Supplied information
================================

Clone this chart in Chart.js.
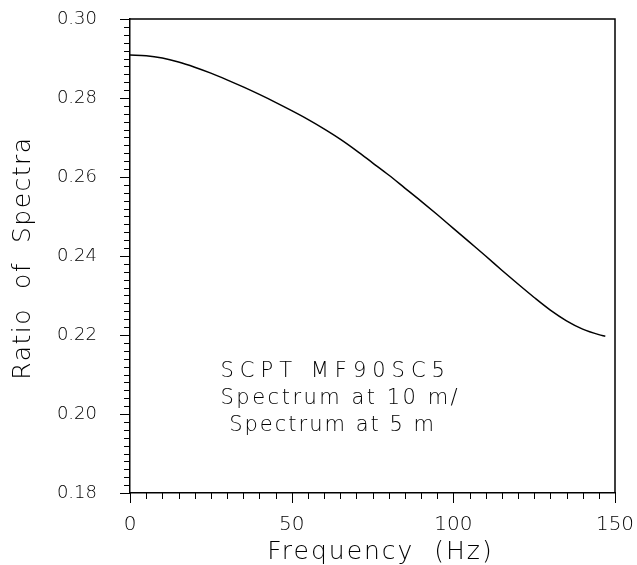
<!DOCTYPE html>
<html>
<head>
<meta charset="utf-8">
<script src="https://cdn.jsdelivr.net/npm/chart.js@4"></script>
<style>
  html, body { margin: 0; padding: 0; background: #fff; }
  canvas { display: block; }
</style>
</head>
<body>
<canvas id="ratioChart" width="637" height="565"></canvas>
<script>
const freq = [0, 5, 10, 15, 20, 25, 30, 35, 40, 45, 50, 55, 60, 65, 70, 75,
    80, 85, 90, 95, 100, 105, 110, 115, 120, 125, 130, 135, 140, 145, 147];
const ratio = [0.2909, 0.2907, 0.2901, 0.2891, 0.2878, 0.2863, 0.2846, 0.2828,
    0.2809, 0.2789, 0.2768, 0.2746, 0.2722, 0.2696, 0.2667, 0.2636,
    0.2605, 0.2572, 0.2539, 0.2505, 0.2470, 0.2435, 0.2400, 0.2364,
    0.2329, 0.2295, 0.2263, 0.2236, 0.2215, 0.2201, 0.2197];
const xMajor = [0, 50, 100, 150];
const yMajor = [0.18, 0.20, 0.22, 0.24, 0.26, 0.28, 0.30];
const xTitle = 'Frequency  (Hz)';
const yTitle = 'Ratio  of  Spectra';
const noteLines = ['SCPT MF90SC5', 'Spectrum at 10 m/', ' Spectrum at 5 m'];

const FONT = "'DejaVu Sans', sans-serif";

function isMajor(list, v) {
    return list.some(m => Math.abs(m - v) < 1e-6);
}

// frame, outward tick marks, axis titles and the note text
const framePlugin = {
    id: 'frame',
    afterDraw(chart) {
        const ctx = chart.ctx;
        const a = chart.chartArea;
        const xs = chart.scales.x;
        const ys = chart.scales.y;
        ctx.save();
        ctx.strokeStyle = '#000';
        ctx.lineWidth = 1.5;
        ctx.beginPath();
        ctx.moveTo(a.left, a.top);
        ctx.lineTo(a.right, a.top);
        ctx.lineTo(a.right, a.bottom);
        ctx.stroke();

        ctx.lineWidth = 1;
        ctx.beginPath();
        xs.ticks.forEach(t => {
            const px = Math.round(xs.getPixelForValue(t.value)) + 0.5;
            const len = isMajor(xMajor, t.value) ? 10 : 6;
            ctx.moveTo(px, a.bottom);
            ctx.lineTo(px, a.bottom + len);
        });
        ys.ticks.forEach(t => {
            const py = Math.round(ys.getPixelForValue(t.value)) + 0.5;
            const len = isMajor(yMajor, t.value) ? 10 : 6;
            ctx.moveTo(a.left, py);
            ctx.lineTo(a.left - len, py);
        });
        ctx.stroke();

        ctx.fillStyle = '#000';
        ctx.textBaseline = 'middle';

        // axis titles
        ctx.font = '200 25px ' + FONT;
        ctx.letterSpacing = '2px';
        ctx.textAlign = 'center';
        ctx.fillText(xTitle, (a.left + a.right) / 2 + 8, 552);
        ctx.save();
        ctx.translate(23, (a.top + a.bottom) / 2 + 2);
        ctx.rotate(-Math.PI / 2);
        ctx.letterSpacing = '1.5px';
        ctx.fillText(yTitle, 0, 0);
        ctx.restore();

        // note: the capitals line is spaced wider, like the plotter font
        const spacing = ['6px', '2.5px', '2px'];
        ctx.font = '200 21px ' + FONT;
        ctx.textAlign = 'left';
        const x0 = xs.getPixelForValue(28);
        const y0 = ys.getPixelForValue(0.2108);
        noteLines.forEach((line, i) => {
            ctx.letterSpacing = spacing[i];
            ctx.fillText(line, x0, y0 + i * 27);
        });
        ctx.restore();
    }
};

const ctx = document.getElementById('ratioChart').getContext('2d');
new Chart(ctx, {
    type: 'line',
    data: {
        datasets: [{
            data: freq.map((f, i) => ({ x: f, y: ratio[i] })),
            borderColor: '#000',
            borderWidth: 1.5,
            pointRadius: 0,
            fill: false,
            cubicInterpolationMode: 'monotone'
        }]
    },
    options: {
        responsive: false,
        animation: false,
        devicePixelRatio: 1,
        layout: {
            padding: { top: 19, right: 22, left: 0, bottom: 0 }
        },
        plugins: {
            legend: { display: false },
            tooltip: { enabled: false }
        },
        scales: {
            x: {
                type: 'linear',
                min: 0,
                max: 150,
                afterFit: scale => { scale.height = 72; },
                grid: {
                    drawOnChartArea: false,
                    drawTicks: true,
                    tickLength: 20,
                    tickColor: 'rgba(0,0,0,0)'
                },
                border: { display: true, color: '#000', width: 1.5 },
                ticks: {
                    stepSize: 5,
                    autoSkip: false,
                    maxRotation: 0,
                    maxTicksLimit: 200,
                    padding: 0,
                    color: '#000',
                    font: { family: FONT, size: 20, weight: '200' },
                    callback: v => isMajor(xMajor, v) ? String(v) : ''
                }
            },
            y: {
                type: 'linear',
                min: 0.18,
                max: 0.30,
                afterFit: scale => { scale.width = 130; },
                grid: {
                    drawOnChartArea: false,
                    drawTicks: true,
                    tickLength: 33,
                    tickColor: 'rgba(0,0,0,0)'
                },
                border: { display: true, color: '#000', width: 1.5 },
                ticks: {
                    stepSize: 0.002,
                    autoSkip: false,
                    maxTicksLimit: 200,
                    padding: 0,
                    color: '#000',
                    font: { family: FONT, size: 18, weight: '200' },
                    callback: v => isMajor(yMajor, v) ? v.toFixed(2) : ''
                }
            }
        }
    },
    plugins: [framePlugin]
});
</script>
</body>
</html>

================================

Short problem
Output the data exactly. Pictures don't belong in the result.

Exercise answer
Clone this chart in Chart.js.
<!DOCTYPE html>
<html>
<head>
<meta charset="utf-8">
<script src="https://cdn.jsdelivr.net/npm/chart.js@4"></script>
<style>
  html, body { margin: 0; padding: 0; background: #fff; }
  canvas { display: block; }
</style>
</head>
<body>
<canvas id="ratioChart" width="637" height="565"></canvas>
<script>
const freq = [0, 5, 10, 15, 20, 25, 30, 35, 40, 45, 50, 55, 60, 65, 70, 75,
    80, 85, 90, 95, 100, 105, 110, 115, 120, 125, 130, 135, 140, 145, 147];
const ratio = [0.2909, 0.2907, 0.2901, 0.2891, 0.2878, 0.2863, 0.2846, 0.2828,
    0.2809, 0.2789, 0.2768, 0.2746, 0.2722, 0.2696, 0.2667, 0.2636,
    0.2605, 0.2572, 0.2539, 0.2505, 0.2470, 0.2435, 0.2400, 0.2364,
    0.2329, 0.2295, 0.2263, 0.2236, 0.2215, 0.2201, 0.2197];
const xMajor = [0, 50, 100, 150];
const yMajor = [0.18, 0.20, 0.22, 0.24, 0.26, 0.28, 0.30];
const xTitle = 'Frequency  (Hz)';
const yTitle = 'Ratio  of  Spectra';
const noteLines = ['SCPT MF90SC5', 'Spectrum at 10 m/', ' Spectrum at 5 m'];

const FONT = "'DejaVu Sans', sans-serif";

function isMajor(list, v) {
    return list.some(m => Math.abs(m - v) < 1e-6);
}

// frame, outward tick marks, axis titles and the note text
const framePlugin = {
    id: 'frame',
    afterDraw(chart) {
        const ctx = chart.ctx;
        const a = chart.chartArea;
        const xs = chart.scales.x;
        const ys = chart.scales.y;
        ctx.save();
        ctx.strokeStyle = '#000';
        ctx.lineWidth = 1.5;
        ctx.beginPath();
        ctx.moveTo(a.left, a.top);
        ctx.lineTo(a.right, a.top);
        ctx.lineTo(a.right, a.bottom);
        ctx.stroke();

        ctx.lineWidth = 1;
        ctx.beginPath();
        xs.ticks.forEach(t => {
            const px = Math.round(xs.getPixelForValue(t.value)) + 0.5;
            const len = isMajor(xMajor, t.value) ? 10 : 6;
            ctx.moveTo(px, a.bottom);
            ctx.lineTo(px, a.bottom + len);
        });
        ys.ticks.forEach(t => {
            const py = Math.round(ys.getPixelForValue(t.value)) + 0.5;
            const len = isMajor(yMajor, t.value) ? 10 : 6;
            ctx.moveTo(a.left, py);
            ctx.lineTo(a.left - len, py);
        });
        ctx.stroke();

        ctx.fillStyle = '#000';
        ctx.textBaseline = 'middle';

        // axis titles
        ctx.font = '200 25px ' + FONT;
        ctx.letterSpacing = '2px';
        ctx.textAlign = 'center';
        ctx.fillText(xTitle, (a.left + a.right) / 2 + 8, 552);
        ctx.save();
        ctx.translate(23, (a.top + a.bottom) / 2 + 2);
        ctx.rotate(-Math.PI / 2);
        ctx.letterSpacing = '1.5px';
        ctx.fillText(yTitle, 0, 0);
        ctx.restore();

        // note: the capitals line is spaced wider, like the plotter font
        const spacing = ['6px', '2.5px', '2px'];
        ctx.font = '200 21px ' + FONT;
        ctx.textAlign = 'left';
        const x0 = xs.getPixelForValue(28);
        const y0 = ys.getPixelForValue(0.2108);
        noteLines.forEach((line, i) => {
            ctx.letterSpacing = spacing[i];
            ctx.fillText(line, x0, y0 + i * 27);
        });
        ctx.restore();
    }
};

const ctx = document.getElementById('ratioChart').getContext('2d');
new Chart(ctx, {
    type: 'line',
    data: {
        datasets: [{
            data: freq.map((f, i) => ({ x: f, y: ratio[i] })),
            borderColor: '#000',
            borderWidth: 1.5,
            pointRadius: 0,
            fill: false,
            cubicInterpolationMode: 'monotone'
        }]
    },
    options: {
        responsive: false,
        animation: false,
        devicePixelRatio: 1,
        layout: {
            padding: { top: 19, right: 22, left: 0, bottom: 0 }
        },
        plugins: {
            legend: { display: false },
            tooltip: { enabled: false }
        },
        scales: {
            x: {
                type: 'linear',
                min: 0,
                max: 150,
                afterFit: scale => { scale.height = 72; },
                grid: {
                    drawOnChartArea: false,
                    drawTicks: true,
                    tickLength: 20,
                    tickColor: 'rgba(0,0,0,0)'
                },
                border: { display: true, color: '#000', width: 1.5 },
                ticks: {
                    stepSize: 5,
                    autoSkip: false,
                    maxRotation: 0,
                    maxTicksLimit: 200,
                    padding: 0,
                    color: '#000',
                    font: { family: FONT, size: 20, weight: '200' },
                    callback: v => isMajor(xMajor, v) ? String(v) : ''
                }
            },
            y: {
                type: 'linear',
                min: 0.18,
                max: 0.30,
                afterFit: scale => { scale.width = 130; },
                grid: {
                    drawOnChartArea: false,
                    drawTicks: true,
                    tickLength: 33,
                    tickColor: 'rgba(0,0,0,0)'
                },
                border: { display: true, color: '#000', width: 1.5 },
                ticks: {
                    stepSize: 0.002,
                    autoSkip: false,
                    maxTicksLimit: 200,
                    padding: 0,
                    color: '#000',
                    font: { family: FONT, size: 18, weight: '200' },
                    callback: v => isMajor(yMajor, v) ? v.toFixed(2) : ''
                }
            }
        }
    },
    plugins: [framePlugin]
});
</script>
</body>
</html>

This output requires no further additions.